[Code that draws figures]

━━━

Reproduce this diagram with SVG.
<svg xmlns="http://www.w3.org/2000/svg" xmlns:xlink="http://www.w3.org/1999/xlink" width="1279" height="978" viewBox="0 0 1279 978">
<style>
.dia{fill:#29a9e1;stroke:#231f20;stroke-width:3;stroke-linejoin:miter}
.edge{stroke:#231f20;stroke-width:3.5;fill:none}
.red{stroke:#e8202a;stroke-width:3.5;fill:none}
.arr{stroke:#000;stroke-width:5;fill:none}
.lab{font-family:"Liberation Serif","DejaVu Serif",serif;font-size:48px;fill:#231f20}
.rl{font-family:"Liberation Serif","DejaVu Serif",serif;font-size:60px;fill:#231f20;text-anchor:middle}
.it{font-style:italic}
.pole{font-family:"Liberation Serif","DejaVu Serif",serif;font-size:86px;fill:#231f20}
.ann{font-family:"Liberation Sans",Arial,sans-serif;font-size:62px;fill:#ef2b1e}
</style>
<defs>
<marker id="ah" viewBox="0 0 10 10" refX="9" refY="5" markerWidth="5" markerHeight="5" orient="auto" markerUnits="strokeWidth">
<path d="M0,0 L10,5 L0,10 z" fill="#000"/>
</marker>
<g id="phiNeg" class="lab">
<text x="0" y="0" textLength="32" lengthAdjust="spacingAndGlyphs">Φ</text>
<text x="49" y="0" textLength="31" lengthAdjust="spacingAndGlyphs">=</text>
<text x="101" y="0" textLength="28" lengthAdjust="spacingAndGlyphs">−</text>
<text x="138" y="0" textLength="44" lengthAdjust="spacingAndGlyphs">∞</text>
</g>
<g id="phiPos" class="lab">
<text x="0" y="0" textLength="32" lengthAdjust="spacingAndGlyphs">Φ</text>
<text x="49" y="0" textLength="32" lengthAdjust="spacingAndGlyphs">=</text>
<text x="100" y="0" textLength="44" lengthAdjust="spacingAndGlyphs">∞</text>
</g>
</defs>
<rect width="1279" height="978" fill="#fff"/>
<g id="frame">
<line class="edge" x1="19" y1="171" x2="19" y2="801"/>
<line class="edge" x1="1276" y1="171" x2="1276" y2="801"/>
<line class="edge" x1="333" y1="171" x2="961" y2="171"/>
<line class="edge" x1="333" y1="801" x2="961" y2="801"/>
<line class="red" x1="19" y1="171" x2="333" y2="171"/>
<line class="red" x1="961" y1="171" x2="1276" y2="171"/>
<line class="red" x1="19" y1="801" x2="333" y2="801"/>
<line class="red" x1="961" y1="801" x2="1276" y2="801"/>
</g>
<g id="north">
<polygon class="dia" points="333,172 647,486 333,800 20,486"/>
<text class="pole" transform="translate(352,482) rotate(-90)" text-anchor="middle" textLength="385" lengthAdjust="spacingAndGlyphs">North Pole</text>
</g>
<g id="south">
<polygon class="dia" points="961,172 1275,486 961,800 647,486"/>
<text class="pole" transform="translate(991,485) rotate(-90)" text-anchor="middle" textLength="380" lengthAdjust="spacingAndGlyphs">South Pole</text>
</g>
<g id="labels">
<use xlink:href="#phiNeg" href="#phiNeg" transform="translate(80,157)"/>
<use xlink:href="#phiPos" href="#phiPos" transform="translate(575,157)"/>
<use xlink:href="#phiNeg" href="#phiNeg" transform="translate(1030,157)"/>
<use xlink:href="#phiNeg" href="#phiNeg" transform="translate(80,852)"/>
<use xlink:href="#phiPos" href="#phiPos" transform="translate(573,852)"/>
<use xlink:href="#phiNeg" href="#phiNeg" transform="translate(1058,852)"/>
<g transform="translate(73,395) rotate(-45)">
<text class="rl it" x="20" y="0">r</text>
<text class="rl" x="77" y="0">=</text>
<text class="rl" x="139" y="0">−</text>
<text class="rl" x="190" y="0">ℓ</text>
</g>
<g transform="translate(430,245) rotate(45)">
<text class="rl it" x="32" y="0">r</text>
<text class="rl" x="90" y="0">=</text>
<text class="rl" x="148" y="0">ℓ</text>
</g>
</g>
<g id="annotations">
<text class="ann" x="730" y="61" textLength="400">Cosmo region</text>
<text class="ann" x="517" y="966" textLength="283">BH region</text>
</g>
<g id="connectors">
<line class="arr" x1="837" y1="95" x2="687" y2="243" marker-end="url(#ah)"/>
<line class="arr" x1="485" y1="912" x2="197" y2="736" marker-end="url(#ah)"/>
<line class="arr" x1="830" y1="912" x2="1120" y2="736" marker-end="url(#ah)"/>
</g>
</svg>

━━━

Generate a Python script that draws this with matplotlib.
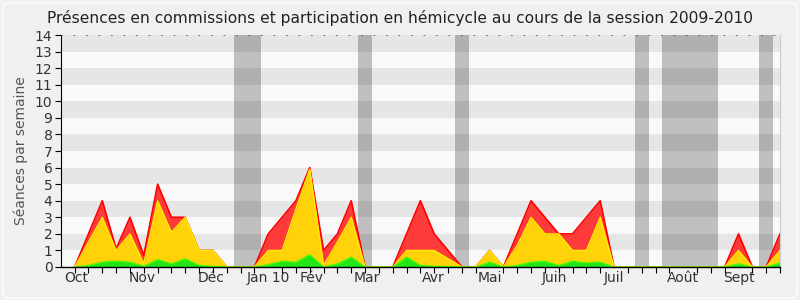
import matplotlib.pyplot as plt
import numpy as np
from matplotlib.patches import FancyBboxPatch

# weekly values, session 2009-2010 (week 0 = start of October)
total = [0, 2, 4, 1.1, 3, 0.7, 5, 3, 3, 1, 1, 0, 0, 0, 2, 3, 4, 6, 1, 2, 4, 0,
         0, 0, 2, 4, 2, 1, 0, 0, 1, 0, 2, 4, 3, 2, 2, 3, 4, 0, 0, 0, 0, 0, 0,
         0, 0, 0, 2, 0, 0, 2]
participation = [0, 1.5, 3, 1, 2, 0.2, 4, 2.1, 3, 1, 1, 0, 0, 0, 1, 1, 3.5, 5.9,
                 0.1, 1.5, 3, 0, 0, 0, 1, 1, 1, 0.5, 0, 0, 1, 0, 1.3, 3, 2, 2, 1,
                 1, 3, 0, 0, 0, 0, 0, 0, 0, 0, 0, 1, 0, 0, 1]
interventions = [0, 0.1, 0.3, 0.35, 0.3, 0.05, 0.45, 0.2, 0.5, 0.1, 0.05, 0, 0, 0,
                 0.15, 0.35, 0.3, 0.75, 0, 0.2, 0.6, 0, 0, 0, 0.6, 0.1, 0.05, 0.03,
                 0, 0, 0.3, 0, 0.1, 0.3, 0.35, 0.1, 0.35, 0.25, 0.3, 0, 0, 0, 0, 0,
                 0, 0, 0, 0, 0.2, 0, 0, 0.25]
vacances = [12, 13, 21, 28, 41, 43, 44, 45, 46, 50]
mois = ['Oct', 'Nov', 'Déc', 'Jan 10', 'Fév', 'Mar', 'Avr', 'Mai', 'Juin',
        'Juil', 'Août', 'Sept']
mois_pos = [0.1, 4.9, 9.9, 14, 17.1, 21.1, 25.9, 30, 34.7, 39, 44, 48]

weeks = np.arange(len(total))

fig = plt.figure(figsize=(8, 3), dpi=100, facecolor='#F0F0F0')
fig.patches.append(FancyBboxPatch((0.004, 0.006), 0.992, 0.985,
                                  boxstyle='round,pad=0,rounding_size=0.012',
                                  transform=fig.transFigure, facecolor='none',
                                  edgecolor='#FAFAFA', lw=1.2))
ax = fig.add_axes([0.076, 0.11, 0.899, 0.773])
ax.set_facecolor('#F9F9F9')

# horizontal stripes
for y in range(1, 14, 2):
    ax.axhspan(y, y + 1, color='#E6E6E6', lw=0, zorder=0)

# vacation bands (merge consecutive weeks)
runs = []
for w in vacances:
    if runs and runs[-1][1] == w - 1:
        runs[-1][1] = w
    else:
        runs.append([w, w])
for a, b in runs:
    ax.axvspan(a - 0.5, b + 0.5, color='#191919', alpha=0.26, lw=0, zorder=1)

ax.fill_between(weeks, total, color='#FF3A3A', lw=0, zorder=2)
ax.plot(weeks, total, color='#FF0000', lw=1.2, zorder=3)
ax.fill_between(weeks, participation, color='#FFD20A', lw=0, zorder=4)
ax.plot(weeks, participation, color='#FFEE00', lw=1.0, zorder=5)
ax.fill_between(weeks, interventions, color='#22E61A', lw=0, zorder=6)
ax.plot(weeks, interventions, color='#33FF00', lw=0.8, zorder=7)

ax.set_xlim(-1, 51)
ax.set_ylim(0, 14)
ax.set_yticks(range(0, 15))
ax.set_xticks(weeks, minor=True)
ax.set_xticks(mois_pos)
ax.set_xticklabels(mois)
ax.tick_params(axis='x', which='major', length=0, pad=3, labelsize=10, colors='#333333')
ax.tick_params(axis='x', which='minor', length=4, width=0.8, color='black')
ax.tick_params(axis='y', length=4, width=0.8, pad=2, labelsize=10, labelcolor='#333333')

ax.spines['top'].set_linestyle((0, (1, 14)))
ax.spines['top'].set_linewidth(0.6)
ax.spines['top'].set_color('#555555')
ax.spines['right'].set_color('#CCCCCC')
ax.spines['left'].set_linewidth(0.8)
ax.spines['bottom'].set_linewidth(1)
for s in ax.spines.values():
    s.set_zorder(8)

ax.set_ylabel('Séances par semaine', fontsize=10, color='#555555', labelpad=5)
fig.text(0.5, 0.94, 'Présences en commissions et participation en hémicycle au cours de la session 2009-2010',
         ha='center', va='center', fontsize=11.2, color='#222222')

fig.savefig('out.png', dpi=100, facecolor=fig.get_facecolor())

━━━

> Stated problem
Using the entries above, reproduce word for word only the lines from the one that contains "Generate a Python" to the one that contains "from matplotlib.patches import FancyBboxPatch", both ends included, and drop every picture.

> Answer in full
Generate a Python script that draws this with matplotlib.
import matplotlib.pyplot as plt
import numpy as np
from matplotlib.patches import FancyBboxPatch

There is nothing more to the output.